27.03.2020
Interview

„Ich kann nur beten“

Jürgen Grabowski spricht über die Corona-Pandemie, seine Lust auf Fußball und ein für ihn wegweisendes Länderspiel vor genau 46 Jahren im Frankfurter Waldstadion.

Jürgen, wie gehst du derzeit mit der Corona-Krise um?
Natürlich habe ich etwas Angst vor der Geschichte. Man kann nur beten, dass uns keiner ansteckt.

Du gehörst mit 75 Jahren und deinen Nierenproblemen zur Risikogruppe. Was bedeutet das für dich?
Ich muss dreimal pro Woche zur Dialyse ins Krankenhaus. Da werde ich von einem Fahrzeug abgeholt, in dem den ganzen Tag Patienten transportiert werden. Deshalb habe ich mich entschlossen, bei diesen Fahrten seit einer Woche Handschuhe und Mundschutz zu tragen, auch wenn das nicht allzu viel hilft. Als Dialyse-Patient bekommst du im Krankenhaus leider keinen Schutz für den Transport.

"Wollte eigentlich im April wieder ins Stadion"

Wie geht es dir inzwischen körperlich?
Wieder besser. Zunächst hatte ich mich nach den Behandlungen richtig schlecht gefühlt, aber eigentlich wollte ich im April wieder ins Stadion zum Fußball gehen. Denn ich habe Lust auf Fußball. Jetzt müssen wir uns überraschen lassen, wie es mit Corona weitergeht. Ich hatte nie gedacht, dass es so etwas noch einmal geben wird. Dass es eine Krankheit gibt, gegen die es keine direkten Spritzen, Tabletten oder Therapien gibt.

Verlassen wir die düsteren Zeiten und blicken mal zurück. Genauer gesagt 46 Jahre zurück. Am 27. März 1974 wurde das neue Waldstadion eingeweiht mit dem Länderspiel gegen Schottland. Erinnerst du dich?
Klar, das war ein ganz wichtiges Spiel für mich. Wir haben 2:1 gewonnen, ich konnte nach einer Vorlage von Uli Hoeneß einen Treffer zum Sieg beisteuern. Das hat mir geholfen, einige Monate später bei der WM mehr Spielzeiten zu erhalten. Ein Länderspiel in deinem Vereinsstadion, das ist immer etwas Besonderes. Damals kam noch Flutlicht dazu und die Vorfreude auf die Heim-WM, bei der wir dann bekanntlich den Pokal gewinnen konnten.

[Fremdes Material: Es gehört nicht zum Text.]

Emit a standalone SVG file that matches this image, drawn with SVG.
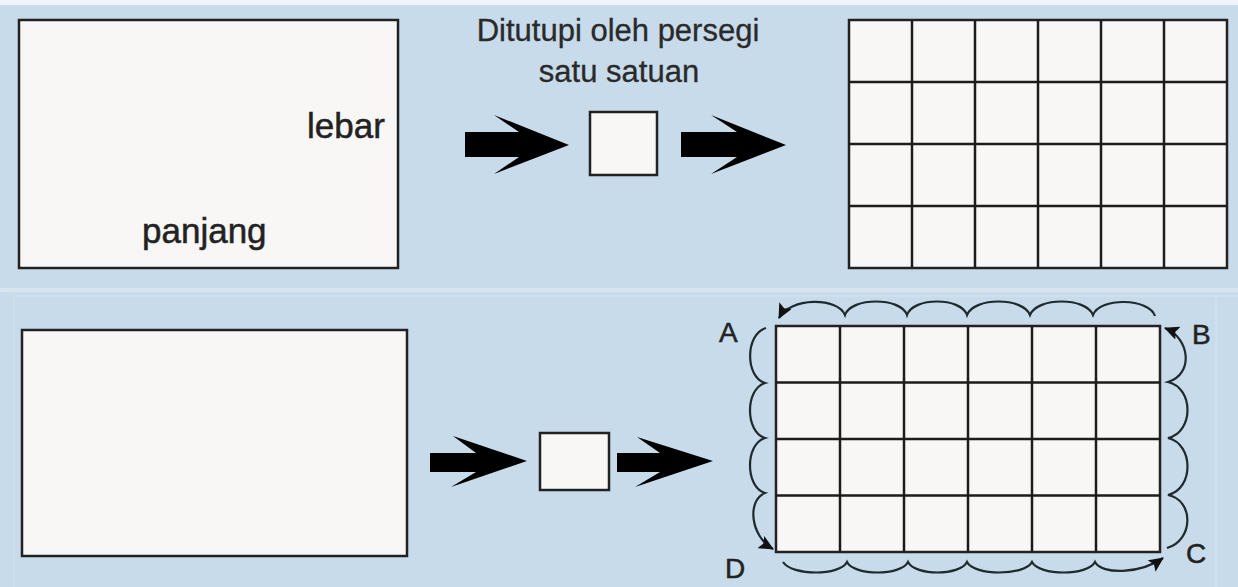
<svg xmlns="http://www.w3.org/2000/svg" width="1238" height="587" viewBox="0 0 1238 587">
<defs>
<style>
.box{fill:#f8f7f5;stroke:#222;stroke-width:2.5}
.grid{stroke:#1c1c1c;stroke-width:2.5;fill:none}
.blk{fill:#000}
.lbl{font-family:"Liberation Sans",Arial,sans-serif;fill:#222;stroke:#222;stroke-width:0.5}
.wave{fill:none;stroke:#1e2a2e;stroke-width:2.2}
</style>
<marker id="ah" markerUnits="userSpaceOnUse" markerWidth="16" markerHeight="14" refX="14" refY="7" orient="auto">
<path d="M0,0 L15,7 L0,14 L3,7 Z" fill="#111"/>
</marker>
</defs>
<rect width="1238" height="587" fill="#c7dbeb"/>
<rect x="0" y="0" width="1238" height="5" fill="#eef4f9"/>
<rect x="0" y="288" width="1238" height="4" fill="#d6e5f0"/>
<line x1="14" y1="296" x2="1238" y2="296" stroke="#d2e2ee" stroke-width="1.5"/>
<line x1="14" y1="296" x2="14" y2="587" stroke="#d2e2ee" stroke-width="1.5"/>
<line x1="1216" y1="296" x2="1216" y2="587" stroke="#d2e2ee" stroke-width="1.5"/>

<g id="rect-top">
<rect class="box" x="19" y="20" width="379" height="248"/>
<text class="lbl" x="307" y="138" font-size="35">lebar</text>
<text class="lbl" x="142" y="243" font-size="35">panjang</text>
</g>

<g id="title">
<text class="lbl" x="618" y="41" font-size="31" text-anchor="middle" style="fill:#2a2a2a;stroke:#2a2a2a;stroke-width:0.3">Ditutupi oleh persegi</text>
<text class="lbl" x="619" y="82" font-size="31" text-anchor="middle" style="fill:#2a2a2a;stroke:#2a2a2a;stroke-width:0.3">satu satuan</text>
</g>

<g id="unit-top">
<rect class="box" x="590" y="112" width="67" height="63"/>
</g>

<g id="grid-top">
<rect class="box" x="849" y="20" width="378" height="248"/>
<path class="grid" d="M912,20V268M975,20V268M1038,20V268M1101,20V268M1164,20V268M849,82H1227M849,144H1227M849,206H1227"/>
</g>

<g id="rect-bottom">
<rect class="box" x="22" y="330" width="385" height="226"/>
</g>

<g id="unit-bottom">
<rect class="box" x="540" y="433" width="69" height="57"/>
</g>

<g id="grid-bottom">
<rect class="box" x="776" y="326" width="384" height="226"/>
<path class="grid" d="M840,326V552M904,326V552M968,326V552M1032,326V552M1096,326V552M776,382.5H1160M776,439H1160M776,495.5H1160"/>
<text class="lbl" x="719" y="342" font-size="28">A</text>
<text class="lbl" x="1192" y="344" font-size="28">B</text>
<text class="lbl" x="1186" y="563" font-size="28">C</text>
<text class="lbl" x="725" y="578" font-size="28">D</text>
</g>

<g id="connectors">
<polygon class="blk" points="465,132 519,132 494,115 569,145 494,174 519,157 465,157"/>
<polygon class="blk" points="681,132 737,132 711,115 786,145 711,174 737,157 681,157"/>
<polygon class="blk" points="430,453 476,453 453,436 527,461 451,487 476,472 430,472"/>
<polygon class="blk" points="617,453 660,453 637,437 713,461 635,487 660,472 617,472"/>

<path class="wave" marker-end="url(#ah)" d="M1155,316 C1149,298 1100,297 1093,315 C1086,297 1037,297 1030,315 C1023,297 974,297 967,315 C961,297 913,297 907,315 C901,297 851,297 845,315 C838,297 790,297 779,318"/>
<path class="wave" marker-end="url(#ah)" d="M766,328 C745,334 745,377 765,383 C745,389 745,432 765,438 C745,444 745,487 765,493 C747,500 750,536 773,549"/>
<path class="wave" marker-end="url(#ah)" d="M1167,548 C1194,540 1194,500 1168,495 C1194,489 1194,444 1168,438 C1194,432 1194,388 1168,382 C1194,374 1190,338 1165,328"/>
<path class="wave" marker-end="url(#ah)" d="M783,562 C792,576 840,576 847,562 C854,576 901,576 908,562 C915,576 960,576 967,562 C974,576 1025,576 1032,562 C1039,576 1088,576 1095,562 C1102,575 1140,574 1163,558"/>
</g>
</svg>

Du hattest ja auch das alte Waldstadion erlebt. Wie groß war der Unterschied zur neuen Arena?
Die Modernisierungen sind schön. Aber ich empfand es als Glück, noch das alte Waldstadion kennengelernt zu haben. Wenn ich beispielsweise mal die Schienbeinschoner vergessen hatte, habe ich meinen Vater angerufen. Der kam, sprach mit einem Ordner, brachte mir die Sachen in die Kabine. Da war alles viel persönlicher. Andererseits habe ich mir kürzlich noch mal die Tore von unserem 6:0 gegen die Bayern von 1975 angeschaut. Da muss man schon zugeben: das war ein fürchterlicher Stoppelacker.